As public disquiet mounted over the treatment of the men, the Vatican is said to have requested a speedy resolution of the crisis ahead of the papal visit. Authorities then offered to treat the three leniently as long as they accept a period of exile, agree to statements distancing themselves from criticism of the way they have been treated and drop any appeals they have lodged against the visitation.

Fr Cleevely, former spokesman for the Cause for Canonisation of Cardinal Newman, has agreed to go to Canada and Rome to research the influence of Newman’s writings on the Second World War martyr St Teresa Benedicta of the Cross (Edith Stein), while Br Lewis has gone to South Africa to undertake pastoral work. Both have issued statements denouncing criticism of the visitation.

But Fr Fenlon has refused not to appeal against his suspension.

The move to censure him may shock worshipers in Birmingham who know Fr Fenlon for his piety and his loyalty to the teachings of the Church. He has been particularly committed to preaching the “theology of conscience” of Cardinal Newman, a subject which has also been a great inspiration to Pope Benedict and John Paul II.

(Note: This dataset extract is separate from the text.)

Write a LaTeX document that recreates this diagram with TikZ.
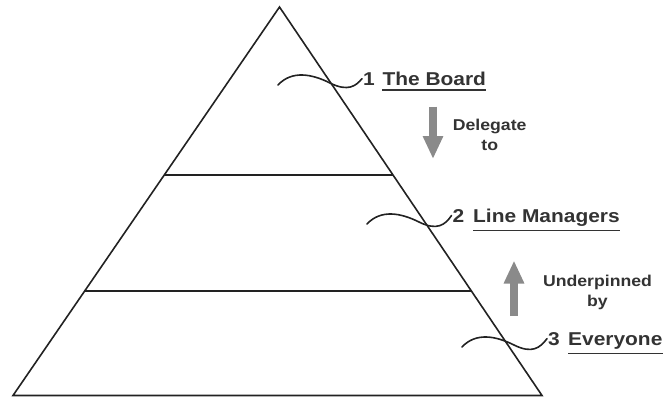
\documentclass[tikz,border=0pt]{standalone}
\usepackage{fontspec}
\usepackage{graphicx}
\setmainfont{Liberation Sans}
\usetikzlibrary{arrows.meta,calc}

\definecolor{edge}{HTML}{222222}
\definecolor{labeltext}{HTML}{333333}
\definecolor{arrowgray}{HTML}{8A8A8A}

% labels are set slightly wide
\newcommand{\widetext}[1]{\scalebox{1.125}[1]{#1}}

\begin{document}
\begin{tikzpicture}[x=1pt,y=-1pt,
  tierline/.style={draw=edge, line width=1.6pt, line join=miter},
  wave/.style={draw=edge, line width=1.6pt, line cap=round},
  tiername/.style={inner sep=0pt, anchor=base west, text=labeltext,
    font=\bfseries\fontsize{18.6}{20}\selectfont},
  note/.style={inner sep=0pt, anchor=base, text=labeltext,
    font=\bfseries\fontsize{15.7}{20}\selectfont},
  uline/.style={draw=labeltext, line width=1.5pt},
  flow/.style={draw=arrowgray, line width=7.5pt,
    -{Triangle[width=19pt,length=23pt]}}]

\useasboundingbox (0,0) rectangle (664,397);

% pyramid outline
\coordinate (apex) at (279.5,7);
\coordinate (bl) at (13,395.5);
\coordinate (br) at (542,395.5);
\draw[tierline] (apex) -- (bl) -- (br) -- cycle;

% tier dividers
\coordinate (l1) at ($(apex)!0.4324!(bl)$);
\coordinate (r1) at ($(apex)!0.4324!(br)$);
\coordinate (l2) at ($(apex)!0.731!(bl)$);
\coordinate (r2) at ($(apex)!0.731!(br)$);
\draw[tierline] (l1) -- (r1);
\draw[tierline] (l2) -- (r2);

% tier labels
\node[tiername] (n1) at (363,85) {\widetext{1}};
\node[tiername] (t1) at (382.3,85) {\widetext{The Board}};
\node[tiername] (n2) at (452.5,222) {\widetext{2}};
\node[tiername] (t2) at (473,222) {\widetext{Line Managers}};
\node[tiername] (n3) at (548,345) {\widetext{3}};
\node[tiername] (t3) at (568,345) {\widetext{Everyone}};

\foreach \t in {t1,t2,t3}
  \draw[uline] ([yshift=-4.5pt]\t.south west) -- ([yshift=-4.5pt]\t.south east);

% wavy leaders from each tier to its label
\foreach \dx/\dy/\n in {0/0/n1, 89/139/n2, 184/262/n3}
  \draw[wave] (278+\dx,85+\dy)
     .. controls (292+\dx,70+\dy) and (312+\dx,74+\dy) .. (330+\dx,83+\dy)
     .. controls (348+\dx,92+\dy) and (356+\dx,86+\dy) .. ([xshift=-1pt]\n.west);

% delegation arrow
\coordinate (dtop) at (433,106.5);
\coordinate (dtip) at (433,159);
\draw[flow] (dtop) -- (dtip);
\node[note] (d1) at (489.7,130.7) {\widetext{Delegate}};
\node[note] (d2) at (489.7,150.7) {\widetext{to}};

% underpinning arrow
\coordinate (ubot) at (514,316);
\coordinate (utip) at (514,260.5);
\draw[flow] (ubot) -- (utip);
\node[note] (u1) at (597.5,286.7) {\widetext{Underpinned}};
\node[note] (u2) at (597.5,306.7) {\widetext{by}};

\end{tikzpicture}
\end{document}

Fr Fenlon becomes the second Oratorian to be exclaustrated in less than a year, the first being Fr Paul Chavasse, the Provost, who in December was ordered from the Oratory until later this month after he entered a “chaste but intense” relationship with a 20-year-old man who had been rejected as a candidate to the priesthood.

A campaign is underway to reinstate Fr Fenlon. It includes Irish journalist and author Ruth Dudley Edwards, who was at university with him, and Jakob Knab, a German historian who worked with the priest in establishing the influence of Newman’s theology of conscience on Sophie Scholl, a student beheaded in 1943 for urging her fellow Germans to rise up against “Nazi terror”.

Dr Dudley Edwards said that her friend, formerly a Cambridge University don, had given up a “glittering academic career” to serve God through ministering to parishioners in Birmingham while devoting himself intellectually to the study of Cardinal Newman.

She said: “Then – at 68 and in indifferent health – he was thrown out of his home of 20 years, exiled indefinitely, banned from the beatification ceremony that would have been the highpoint of his life and forbidden to defend himself, although his reputation was being trashed in the blogosphere by those who assume that such brutal treatment must imply some grave sin. This good and holy man has been treated cruelly and unjustly.”

The Birmingham Oratory has declined to comment on Fr Fenlon’s case but Mr Valero, writing in The Catholic Herald last month, said: “the matter was entirely to do with relations between members of the community… sometimes a period of separation is necessary to restore perspective and calm nerves.”